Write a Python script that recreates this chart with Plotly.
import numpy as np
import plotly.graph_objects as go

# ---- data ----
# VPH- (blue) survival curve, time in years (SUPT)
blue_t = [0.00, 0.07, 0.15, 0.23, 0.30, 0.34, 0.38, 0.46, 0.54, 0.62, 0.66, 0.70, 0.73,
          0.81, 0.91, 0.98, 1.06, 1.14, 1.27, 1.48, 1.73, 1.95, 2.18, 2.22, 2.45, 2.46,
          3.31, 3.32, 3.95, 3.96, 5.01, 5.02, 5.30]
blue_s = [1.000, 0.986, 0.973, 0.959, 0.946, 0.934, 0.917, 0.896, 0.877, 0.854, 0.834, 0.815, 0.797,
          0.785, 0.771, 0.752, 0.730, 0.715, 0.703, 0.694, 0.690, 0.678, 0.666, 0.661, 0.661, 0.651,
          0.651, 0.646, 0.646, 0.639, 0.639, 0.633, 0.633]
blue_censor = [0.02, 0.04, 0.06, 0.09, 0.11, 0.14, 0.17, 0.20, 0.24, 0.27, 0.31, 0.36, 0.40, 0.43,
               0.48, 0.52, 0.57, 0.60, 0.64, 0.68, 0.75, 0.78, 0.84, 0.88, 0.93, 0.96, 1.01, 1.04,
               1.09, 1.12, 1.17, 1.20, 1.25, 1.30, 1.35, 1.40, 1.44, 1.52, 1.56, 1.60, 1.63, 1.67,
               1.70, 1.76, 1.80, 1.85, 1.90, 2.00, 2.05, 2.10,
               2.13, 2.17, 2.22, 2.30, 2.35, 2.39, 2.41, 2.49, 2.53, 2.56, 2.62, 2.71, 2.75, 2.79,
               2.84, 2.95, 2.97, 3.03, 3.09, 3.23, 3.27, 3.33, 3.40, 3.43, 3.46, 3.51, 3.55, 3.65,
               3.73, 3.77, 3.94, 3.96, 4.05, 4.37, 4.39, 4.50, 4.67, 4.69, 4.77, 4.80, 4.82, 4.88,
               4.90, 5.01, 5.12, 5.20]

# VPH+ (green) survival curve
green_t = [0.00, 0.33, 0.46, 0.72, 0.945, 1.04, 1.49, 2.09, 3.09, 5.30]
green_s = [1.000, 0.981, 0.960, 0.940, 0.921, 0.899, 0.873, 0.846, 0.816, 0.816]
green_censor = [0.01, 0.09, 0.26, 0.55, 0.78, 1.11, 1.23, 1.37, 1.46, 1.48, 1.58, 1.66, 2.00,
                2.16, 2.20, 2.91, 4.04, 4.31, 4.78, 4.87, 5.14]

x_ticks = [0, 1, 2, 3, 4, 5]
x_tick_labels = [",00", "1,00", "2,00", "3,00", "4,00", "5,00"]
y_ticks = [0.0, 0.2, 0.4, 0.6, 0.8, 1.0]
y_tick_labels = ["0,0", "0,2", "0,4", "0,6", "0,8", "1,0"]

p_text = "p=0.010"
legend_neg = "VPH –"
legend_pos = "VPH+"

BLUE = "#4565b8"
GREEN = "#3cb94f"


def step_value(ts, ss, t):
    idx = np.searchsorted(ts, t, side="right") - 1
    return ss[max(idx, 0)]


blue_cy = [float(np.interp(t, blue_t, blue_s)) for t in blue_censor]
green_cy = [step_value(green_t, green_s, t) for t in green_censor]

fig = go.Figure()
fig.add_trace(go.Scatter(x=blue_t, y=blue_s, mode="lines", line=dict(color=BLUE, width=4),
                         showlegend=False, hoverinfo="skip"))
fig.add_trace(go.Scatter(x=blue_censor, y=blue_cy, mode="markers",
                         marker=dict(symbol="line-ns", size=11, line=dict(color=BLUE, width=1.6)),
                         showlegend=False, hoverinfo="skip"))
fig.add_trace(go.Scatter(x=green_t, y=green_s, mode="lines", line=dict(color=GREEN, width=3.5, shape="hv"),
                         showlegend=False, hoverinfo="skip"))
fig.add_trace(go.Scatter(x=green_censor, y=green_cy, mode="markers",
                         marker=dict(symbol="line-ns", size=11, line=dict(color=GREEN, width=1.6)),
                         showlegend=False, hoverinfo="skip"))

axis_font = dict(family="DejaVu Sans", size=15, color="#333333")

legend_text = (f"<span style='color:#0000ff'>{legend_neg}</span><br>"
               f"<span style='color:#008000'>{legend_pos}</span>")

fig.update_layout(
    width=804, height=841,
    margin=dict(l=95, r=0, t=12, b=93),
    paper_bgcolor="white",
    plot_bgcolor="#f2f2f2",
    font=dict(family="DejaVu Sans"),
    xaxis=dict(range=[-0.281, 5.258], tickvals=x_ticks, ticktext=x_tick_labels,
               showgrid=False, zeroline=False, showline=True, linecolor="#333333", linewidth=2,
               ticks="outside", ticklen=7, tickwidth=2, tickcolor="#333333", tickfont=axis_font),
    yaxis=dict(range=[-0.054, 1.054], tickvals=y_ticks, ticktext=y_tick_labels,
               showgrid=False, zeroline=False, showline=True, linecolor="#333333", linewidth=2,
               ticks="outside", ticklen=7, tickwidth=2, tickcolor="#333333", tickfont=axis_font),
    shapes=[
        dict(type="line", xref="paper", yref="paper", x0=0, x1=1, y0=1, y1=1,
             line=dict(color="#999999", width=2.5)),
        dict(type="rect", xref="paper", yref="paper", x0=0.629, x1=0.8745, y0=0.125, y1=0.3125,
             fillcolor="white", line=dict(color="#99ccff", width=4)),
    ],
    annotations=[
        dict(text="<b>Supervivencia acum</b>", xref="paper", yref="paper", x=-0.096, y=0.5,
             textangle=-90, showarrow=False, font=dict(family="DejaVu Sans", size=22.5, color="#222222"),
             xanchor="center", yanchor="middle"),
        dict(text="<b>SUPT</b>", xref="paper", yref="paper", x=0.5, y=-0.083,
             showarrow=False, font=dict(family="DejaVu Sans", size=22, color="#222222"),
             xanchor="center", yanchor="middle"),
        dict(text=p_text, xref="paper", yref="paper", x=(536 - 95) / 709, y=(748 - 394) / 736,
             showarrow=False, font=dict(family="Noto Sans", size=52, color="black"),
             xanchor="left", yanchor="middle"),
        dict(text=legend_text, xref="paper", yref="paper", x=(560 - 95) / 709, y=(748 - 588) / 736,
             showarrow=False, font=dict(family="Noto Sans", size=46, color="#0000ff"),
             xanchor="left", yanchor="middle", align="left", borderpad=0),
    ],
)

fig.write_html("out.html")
· · · · · · ·
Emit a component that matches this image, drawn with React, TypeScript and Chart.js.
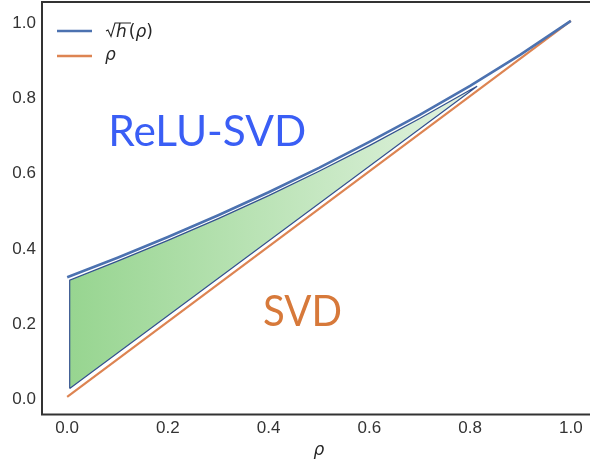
· · · · · · ·
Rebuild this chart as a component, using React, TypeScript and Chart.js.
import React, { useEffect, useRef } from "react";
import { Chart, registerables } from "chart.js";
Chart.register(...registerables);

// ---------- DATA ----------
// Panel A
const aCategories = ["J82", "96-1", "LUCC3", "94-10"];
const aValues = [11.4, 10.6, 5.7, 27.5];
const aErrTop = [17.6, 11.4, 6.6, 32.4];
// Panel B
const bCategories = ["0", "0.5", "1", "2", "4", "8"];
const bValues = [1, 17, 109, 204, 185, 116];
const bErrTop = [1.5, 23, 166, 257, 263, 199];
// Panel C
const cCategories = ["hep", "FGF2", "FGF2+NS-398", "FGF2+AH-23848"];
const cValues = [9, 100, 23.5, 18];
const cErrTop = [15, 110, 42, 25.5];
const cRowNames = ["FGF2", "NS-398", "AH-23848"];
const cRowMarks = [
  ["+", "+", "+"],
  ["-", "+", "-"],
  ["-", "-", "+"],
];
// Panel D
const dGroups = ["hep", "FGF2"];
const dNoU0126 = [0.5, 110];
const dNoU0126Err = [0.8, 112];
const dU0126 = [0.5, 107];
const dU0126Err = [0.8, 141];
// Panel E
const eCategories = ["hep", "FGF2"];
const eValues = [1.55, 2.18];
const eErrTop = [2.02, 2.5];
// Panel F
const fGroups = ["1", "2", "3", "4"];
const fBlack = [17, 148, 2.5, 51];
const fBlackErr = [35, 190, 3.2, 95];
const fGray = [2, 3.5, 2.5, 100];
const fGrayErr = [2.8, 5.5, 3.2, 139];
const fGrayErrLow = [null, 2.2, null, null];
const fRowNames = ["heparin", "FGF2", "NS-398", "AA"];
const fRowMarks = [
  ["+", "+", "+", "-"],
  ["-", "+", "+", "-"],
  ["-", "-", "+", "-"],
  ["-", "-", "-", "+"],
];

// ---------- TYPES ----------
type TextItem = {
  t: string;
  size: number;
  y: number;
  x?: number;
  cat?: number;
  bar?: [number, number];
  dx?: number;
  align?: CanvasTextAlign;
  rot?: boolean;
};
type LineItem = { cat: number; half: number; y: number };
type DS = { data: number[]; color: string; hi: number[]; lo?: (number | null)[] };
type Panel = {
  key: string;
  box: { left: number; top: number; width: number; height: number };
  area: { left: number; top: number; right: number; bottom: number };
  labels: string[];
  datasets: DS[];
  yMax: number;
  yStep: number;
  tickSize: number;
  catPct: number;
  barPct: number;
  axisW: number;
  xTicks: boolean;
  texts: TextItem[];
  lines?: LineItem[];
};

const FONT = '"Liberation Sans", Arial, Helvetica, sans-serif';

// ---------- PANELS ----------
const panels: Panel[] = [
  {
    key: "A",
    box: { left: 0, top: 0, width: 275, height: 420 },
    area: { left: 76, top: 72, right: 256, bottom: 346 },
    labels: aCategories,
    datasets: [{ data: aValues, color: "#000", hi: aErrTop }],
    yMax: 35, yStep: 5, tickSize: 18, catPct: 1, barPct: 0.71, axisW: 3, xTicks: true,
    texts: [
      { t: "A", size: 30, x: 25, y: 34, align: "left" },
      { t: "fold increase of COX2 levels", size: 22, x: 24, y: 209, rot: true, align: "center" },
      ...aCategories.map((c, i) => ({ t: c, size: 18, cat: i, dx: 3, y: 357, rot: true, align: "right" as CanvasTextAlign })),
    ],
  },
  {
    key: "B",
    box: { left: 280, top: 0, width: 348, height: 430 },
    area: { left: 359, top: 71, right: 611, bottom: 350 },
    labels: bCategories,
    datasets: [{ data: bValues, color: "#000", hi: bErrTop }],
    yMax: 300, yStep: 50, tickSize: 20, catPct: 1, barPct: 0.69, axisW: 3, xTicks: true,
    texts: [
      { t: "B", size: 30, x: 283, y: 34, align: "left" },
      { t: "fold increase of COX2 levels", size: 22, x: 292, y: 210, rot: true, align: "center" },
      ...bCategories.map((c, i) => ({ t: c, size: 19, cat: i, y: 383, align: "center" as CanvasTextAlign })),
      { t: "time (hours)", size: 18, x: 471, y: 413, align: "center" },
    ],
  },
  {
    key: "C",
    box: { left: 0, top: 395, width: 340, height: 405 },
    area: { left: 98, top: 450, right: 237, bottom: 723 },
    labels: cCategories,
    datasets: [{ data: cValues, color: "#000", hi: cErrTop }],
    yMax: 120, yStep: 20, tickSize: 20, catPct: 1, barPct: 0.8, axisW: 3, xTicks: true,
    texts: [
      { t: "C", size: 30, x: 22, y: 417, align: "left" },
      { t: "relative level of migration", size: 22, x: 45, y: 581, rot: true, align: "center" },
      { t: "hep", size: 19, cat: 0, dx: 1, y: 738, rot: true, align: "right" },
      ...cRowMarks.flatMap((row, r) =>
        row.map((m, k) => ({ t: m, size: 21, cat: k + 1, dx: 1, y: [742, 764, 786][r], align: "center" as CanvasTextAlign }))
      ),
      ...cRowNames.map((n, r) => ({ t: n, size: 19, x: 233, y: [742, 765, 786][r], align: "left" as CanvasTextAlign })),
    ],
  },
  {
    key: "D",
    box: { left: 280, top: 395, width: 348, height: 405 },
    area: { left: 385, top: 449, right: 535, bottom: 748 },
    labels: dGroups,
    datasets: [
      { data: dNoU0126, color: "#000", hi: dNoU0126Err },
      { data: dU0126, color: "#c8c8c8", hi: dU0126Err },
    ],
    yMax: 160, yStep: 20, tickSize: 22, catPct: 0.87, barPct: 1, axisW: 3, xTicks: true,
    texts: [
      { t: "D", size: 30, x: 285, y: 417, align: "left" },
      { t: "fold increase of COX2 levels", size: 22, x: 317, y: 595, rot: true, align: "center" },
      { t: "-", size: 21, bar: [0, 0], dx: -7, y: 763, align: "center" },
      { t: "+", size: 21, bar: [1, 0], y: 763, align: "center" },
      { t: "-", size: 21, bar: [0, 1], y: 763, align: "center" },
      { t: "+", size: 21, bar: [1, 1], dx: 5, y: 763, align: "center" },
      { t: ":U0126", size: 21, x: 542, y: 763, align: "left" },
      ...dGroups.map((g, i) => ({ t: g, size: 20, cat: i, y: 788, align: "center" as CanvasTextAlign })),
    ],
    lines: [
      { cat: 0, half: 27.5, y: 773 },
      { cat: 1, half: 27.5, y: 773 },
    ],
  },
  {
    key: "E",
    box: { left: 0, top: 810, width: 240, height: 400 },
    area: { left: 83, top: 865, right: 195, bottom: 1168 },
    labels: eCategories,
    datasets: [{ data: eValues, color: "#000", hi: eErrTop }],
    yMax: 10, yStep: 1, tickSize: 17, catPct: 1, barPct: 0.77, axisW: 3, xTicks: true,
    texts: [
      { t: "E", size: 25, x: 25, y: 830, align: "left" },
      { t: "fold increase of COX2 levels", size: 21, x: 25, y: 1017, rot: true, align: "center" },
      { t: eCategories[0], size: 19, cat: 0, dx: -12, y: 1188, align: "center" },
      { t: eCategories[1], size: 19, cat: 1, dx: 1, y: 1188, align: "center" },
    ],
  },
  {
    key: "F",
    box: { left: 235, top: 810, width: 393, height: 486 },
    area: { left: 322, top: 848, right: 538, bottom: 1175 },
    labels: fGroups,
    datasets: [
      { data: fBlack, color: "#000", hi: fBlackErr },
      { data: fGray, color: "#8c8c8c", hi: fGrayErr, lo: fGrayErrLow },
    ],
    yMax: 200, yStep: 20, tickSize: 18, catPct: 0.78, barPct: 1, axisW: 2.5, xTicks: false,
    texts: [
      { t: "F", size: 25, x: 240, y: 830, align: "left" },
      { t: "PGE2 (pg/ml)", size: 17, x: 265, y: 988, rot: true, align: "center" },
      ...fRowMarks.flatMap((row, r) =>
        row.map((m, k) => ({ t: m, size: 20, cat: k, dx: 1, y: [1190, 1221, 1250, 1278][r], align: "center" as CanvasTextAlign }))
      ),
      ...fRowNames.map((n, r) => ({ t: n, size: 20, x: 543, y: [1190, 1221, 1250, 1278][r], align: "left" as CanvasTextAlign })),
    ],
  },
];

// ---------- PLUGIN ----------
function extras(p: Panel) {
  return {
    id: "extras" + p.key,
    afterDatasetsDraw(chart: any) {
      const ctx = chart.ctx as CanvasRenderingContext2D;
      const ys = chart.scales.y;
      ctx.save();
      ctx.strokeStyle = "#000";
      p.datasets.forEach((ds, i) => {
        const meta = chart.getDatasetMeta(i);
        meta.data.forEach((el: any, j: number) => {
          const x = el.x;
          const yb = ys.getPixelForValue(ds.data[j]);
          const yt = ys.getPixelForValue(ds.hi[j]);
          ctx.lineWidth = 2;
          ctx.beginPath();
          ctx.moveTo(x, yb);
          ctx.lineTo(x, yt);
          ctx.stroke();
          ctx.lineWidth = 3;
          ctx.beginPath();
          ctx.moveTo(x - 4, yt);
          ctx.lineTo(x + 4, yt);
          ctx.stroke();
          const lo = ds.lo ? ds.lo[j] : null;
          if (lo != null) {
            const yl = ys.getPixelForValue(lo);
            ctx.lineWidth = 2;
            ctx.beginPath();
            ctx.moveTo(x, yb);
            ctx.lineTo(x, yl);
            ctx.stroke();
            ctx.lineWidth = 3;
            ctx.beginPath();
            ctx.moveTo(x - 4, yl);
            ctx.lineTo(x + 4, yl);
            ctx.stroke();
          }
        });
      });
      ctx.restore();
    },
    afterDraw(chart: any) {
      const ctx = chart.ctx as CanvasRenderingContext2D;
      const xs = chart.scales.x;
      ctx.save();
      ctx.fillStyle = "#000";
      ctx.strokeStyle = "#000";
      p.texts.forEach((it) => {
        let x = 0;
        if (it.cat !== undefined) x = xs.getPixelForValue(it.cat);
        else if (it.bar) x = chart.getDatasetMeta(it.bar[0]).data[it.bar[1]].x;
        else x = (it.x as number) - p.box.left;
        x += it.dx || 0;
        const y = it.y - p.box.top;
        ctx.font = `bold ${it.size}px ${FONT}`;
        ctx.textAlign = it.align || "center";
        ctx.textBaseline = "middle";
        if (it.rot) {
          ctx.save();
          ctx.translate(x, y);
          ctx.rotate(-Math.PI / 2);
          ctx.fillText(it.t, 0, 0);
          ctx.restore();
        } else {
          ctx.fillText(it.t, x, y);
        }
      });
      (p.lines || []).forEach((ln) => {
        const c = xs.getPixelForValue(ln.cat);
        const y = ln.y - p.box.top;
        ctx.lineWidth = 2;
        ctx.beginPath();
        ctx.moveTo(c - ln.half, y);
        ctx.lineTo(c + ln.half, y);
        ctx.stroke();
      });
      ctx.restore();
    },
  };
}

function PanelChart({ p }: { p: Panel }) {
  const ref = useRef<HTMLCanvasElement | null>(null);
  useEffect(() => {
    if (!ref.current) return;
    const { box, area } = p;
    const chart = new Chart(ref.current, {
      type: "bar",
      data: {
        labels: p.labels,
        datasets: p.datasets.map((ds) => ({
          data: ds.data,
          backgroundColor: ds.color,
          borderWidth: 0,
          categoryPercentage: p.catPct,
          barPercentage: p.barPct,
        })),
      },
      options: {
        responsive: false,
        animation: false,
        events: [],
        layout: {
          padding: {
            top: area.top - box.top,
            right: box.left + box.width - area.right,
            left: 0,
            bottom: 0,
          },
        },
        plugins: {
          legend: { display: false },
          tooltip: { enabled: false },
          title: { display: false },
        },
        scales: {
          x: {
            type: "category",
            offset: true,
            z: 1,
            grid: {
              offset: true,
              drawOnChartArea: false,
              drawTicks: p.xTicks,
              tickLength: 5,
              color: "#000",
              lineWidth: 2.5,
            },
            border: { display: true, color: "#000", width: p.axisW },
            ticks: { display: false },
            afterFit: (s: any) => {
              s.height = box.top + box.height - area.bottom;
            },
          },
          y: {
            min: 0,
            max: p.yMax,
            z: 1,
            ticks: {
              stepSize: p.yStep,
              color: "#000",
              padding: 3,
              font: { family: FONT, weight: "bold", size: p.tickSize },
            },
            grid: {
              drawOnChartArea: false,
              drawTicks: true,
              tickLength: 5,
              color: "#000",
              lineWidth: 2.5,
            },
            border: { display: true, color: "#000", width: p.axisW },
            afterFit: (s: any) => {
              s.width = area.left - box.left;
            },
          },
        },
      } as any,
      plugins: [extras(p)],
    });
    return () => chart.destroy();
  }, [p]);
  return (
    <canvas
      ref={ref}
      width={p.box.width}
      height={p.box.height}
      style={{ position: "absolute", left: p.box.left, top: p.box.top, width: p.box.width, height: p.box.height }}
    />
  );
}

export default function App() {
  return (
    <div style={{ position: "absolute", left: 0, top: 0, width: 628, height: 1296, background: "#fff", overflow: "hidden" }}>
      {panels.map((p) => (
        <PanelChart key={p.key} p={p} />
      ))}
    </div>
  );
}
· · · · · · ·
* Your instructions:
Transcribe, exactly and exclusively, the run of lines that opens with the line bearing "Write a Python" and closes with the line bearing "import plotly.graph_objects as go".

* Written solution:
Write a Python script that recreates this chart with Plotly.
import numpy as np
import plotly.graph_objects as go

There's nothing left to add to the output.